━━━━━ Supplied data ━━━━━

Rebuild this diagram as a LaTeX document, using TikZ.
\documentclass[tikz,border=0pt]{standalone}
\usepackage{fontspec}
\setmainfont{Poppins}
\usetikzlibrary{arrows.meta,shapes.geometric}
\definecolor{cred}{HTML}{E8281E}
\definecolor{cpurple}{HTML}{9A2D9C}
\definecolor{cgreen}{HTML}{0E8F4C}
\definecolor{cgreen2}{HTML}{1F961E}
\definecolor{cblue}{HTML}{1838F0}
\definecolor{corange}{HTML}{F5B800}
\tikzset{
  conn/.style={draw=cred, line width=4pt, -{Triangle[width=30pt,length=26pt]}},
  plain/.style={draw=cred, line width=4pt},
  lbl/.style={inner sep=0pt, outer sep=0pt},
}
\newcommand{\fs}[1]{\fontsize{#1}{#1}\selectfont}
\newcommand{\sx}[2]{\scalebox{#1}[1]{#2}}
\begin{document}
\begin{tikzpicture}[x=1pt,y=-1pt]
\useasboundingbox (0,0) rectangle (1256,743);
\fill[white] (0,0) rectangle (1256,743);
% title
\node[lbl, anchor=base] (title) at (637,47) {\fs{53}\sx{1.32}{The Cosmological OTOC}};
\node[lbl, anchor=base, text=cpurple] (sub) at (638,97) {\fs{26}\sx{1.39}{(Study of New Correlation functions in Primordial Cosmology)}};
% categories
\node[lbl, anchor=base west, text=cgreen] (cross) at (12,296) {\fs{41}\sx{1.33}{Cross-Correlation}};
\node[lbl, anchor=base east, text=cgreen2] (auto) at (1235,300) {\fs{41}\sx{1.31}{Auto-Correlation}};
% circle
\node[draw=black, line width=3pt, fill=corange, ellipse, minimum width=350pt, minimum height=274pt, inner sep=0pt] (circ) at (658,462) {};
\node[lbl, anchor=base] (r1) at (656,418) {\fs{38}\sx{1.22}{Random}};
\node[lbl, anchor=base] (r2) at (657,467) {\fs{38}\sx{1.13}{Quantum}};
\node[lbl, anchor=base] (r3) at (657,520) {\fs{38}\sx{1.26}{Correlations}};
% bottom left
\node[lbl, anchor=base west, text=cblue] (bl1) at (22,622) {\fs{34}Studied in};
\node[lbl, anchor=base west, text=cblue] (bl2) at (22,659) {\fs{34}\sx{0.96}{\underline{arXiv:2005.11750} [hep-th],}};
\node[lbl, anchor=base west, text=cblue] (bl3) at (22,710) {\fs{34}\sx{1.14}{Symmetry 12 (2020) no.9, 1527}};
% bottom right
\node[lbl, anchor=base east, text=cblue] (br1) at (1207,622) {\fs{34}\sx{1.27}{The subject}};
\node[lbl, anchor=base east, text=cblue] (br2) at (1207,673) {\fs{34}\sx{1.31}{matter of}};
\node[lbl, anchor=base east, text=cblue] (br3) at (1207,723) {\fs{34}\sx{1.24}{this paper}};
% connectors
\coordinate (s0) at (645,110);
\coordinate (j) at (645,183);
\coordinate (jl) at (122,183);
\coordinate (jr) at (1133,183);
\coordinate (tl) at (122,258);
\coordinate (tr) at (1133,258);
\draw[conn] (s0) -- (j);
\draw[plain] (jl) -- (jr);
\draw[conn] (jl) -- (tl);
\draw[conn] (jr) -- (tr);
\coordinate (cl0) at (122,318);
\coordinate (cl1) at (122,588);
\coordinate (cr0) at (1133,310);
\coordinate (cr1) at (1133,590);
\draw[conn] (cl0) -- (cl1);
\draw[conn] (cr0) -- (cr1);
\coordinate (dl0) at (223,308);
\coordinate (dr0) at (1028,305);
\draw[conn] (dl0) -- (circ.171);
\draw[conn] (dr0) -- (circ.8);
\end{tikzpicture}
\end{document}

━━━━━
━━━━━ Supplied data ━━━━━

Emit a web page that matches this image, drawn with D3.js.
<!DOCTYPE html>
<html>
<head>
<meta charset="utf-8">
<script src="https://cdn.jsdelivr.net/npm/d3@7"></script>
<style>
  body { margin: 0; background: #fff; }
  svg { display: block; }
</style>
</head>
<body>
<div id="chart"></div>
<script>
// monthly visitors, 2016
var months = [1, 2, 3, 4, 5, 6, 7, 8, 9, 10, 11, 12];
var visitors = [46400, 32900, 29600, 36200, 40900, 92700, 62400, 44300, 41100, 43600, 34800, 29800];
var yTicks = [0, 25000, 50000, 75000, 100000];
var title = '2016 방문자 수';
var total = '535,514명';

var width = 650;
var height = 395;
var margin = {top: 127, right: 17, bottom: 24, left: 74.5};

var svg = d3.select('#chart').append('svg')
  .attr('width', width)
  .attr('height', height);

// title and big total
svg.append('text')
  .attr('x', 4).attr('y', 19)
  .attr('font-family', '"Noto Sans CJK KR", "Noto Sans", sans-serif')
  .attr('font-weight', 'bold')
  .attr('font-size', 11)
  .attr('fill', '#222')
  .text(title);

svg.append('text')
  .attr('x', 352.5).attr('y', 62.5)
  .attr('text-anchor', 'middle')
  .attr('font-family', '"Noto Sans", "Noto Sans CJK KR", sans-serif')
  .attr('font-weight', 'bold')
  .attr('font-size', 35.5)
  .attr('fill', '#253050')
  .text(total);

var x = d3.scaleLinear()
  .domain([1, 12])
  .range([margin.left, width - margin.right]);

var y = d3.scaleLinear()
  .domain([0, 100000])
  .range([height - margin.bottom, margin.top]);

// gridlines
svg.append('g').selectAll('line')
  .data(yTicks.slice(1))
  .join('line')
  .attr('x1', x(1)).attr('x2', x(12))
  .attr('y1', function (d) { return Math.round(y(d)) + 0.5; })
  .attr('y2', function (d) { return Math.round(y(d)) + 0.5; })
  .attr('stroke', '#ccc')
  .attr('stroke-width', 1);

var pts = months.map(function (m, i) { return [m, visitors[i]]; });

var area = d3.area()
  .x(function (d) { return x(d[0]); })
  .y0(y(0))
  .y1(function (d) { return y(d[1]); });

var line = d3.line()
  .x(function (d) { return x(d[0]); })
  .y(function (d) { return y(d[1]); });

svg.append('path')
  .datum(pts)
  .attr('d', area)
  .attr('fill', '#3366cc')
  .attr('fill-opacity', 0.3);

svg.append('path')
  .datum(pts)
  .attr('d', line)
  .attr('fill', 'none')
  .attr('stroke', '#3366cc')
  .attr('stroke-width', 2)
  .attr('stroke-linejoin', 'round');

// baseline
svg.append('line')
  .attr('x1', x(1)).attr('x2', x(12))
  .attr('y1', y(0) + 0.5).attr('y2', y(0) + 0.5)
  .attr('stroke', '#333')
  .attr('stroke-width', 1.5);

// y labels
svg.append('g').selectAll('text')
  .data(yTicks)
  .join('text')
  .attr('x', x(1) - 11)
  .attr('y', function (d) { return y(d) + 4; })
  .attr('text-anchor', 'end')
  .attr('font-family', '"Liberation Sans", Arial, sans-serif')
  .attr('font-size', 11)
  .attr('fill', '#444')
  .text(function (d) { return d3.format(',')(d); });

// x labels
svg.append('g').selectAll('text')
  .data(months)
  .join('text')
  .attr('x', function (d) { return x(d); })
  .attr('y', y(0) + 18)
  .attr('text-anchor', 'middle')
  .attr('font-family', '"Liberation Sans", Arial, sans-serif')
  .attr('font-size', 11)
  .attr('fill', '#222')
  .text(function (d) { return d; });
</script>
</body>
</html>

━━━━━
━━━━━ Supplied data ━━━━━

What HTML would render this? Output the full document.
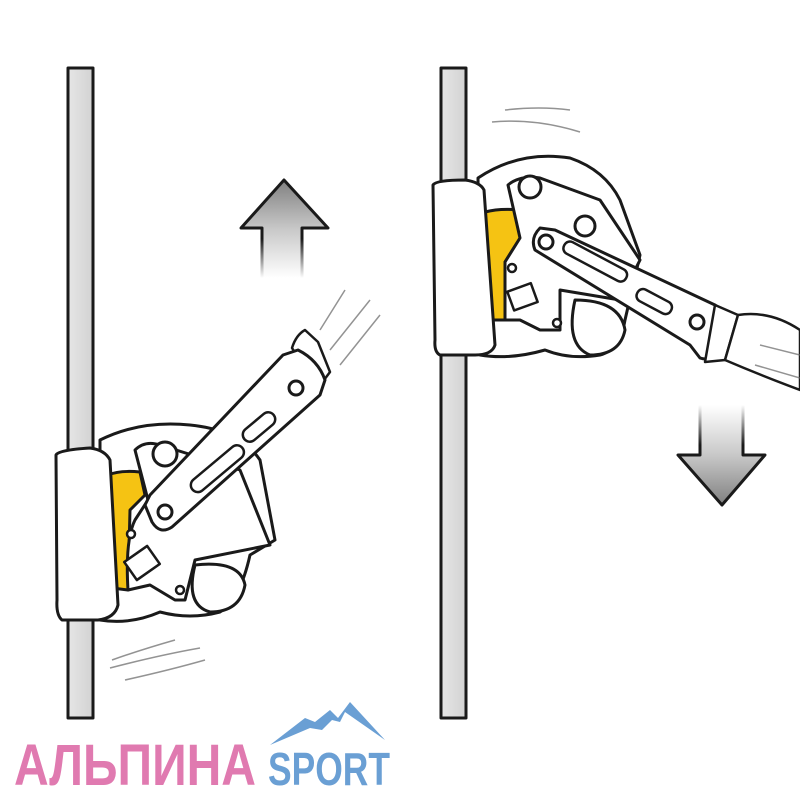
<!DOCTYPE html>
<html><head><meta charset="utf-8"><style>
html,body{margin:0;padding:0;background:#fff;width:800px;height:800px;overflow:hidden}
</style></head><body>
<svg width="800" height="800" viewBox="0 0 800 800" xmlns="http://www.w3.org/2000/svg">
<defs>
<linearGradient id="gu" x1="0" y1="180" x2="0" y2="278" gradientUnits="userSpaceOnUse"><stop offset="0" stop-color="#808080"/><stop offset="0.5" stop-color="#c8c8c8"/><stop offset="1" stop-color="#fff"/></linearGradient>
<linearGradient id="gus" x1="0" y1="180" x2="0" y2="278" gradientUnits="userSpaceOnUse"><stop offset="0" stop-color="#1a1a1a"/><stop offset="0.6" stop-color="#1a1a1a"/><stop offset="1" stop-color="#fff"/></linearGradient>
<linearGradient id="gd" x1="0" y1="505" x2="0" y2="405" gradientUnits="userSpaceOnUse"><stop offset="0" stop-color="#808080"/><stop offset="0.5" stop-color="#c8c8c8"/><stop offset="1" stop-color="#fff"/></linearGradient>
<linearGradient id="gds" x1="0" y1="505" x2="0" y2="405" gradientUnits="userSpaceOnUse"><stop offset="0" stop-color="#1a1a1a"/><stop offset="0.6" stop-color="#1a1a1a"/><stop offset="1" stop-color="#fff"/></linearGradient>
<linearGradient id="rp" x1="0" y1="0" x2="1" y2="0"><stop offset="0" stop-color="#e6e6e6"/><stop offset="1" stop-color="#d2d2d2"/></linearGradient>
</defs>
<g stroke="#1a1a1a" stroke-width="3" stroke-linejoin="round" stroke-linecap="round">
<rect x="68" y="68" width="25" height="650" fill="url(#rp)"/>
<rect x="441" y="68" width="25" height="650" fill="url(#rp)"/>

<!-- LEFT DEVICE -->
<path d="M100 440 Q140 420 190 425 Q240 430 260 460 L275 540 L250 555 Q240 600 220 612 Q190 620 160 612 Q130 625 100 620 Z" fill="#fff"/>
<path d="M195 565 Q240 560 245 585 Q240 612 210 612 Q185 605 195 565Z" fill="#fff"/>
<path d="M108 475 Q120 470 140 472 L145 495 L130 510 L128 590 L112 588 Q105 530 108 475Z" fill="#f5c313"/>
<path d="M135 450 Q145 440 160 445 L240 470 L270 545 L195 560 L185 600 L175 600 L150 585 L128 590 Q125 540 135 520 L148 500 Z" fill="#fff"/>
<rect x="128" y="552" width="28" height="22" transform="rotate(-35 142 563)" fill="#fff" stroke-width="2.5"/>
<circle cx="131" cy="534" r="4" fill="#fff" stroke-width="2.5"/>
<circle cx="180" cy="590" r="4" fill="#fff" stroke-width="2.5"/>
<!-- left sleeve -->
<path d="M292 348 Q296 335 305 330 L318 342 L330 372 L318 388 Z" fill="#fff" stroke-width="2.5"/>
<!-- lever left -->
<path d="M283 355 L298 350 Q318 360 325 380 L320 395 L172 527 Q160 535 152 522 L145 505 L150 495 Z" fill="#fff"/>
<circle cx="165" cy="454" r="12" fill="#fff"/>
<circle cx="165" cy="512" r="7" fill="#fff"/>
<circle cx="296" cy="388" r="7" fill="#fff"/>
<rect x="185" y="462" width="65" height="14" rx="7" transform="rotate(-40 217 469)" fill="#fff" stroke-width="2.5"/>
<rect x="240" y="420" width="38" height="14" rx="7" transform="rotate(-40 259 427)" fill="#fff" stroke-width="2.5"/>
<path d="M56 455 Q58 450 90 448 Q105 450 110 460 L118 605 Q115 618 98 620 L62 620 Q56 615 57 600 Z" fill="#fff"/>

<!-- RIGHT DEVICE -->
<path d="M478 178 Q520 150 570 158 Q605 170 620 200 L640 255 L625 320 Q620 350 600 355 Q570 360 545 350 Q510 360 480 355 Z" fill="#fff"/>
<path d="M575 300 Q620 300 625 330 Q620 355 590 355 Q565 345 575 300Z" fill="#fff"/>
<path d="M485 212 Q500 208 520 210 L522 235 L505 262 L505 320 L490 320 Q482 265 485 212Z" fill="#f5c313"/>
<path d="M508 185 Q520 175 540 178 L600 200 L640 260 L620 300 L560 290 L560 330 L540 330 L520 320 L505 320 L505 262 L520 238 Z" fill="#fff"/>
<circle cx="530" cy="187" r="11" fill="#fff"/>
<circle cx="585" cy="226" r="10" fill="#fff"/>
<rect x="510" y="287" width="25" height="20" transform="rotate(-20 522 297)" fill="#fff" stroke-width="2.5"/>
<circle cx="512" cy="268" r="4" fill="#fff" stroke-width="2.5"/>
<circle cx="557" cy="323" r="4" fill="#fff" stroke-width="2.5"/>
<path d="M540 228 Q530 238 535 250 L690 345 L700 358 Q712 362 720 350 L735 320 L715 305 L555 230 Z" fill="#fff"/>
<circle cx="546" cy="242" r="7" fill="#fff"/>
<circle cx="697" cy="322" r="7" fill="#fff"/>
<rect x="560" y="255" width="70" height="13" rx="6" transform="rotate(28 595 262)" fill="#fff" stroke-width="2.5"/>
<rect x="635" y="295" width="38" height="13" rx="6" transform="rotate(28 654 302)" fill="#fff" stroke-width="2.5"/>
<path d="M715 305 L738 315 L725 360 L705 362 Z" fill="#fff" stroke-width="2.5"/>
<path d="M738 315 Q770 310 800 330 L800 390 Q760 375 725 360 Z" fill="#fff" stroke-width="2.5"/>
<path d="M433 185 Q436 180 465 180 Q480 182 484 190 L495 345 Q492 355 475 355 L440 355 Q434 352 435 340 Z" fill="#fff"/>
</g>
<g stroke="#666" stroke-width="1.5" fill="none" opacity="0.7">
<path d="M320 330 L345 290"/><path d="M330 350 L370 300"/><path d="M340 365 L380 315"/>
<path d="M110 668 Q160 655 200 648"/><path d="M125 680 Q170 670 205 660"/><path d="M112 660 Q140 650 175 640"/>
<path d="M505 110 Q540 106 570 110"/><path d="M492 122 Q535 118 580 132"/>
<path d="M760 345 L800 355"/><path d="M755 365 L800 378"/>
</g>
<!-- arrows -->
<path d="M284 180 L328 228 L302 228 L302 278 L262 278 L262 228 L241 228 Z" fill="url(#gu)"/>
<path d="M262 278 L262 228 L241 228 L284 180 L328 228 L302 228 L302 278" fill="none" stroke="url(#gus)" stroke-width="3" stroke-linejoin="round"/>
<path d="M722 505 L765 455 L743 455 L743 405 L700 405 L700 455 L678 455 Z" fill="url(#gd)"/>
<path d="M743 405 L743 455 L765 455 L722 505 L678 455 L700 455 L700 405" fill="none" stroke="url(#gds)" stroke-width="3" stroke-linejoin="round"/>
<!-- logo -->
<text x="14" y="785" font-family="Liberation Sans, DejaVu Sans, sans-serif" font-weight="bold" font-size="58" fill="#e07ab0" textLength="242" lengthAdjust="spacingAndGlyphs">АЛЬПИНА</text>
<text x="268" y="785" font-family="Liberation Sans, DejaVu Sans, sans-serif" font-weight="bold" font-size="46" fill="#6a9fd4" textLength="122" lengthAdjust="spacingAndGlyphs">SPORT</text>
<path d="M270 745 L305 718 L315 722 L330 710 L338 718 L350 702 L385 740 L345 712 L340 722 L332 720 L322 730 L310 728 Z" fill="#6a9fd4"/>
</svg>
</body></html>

━━━━━

### [Your instructions]
Collect each line of the entries that has the word "this", copying it in full.

### [Task result]
Rebuild this diagram as a LaTeX document, using TikZ.
\node[lbl, anchor=base east, text=cblue] (br3) at (1207,723) {\fs{34}\sx{1.24}{this paper}};
Emit a web page that matches this image, drawn with D3.js.
What HTML would render this? Output the full document.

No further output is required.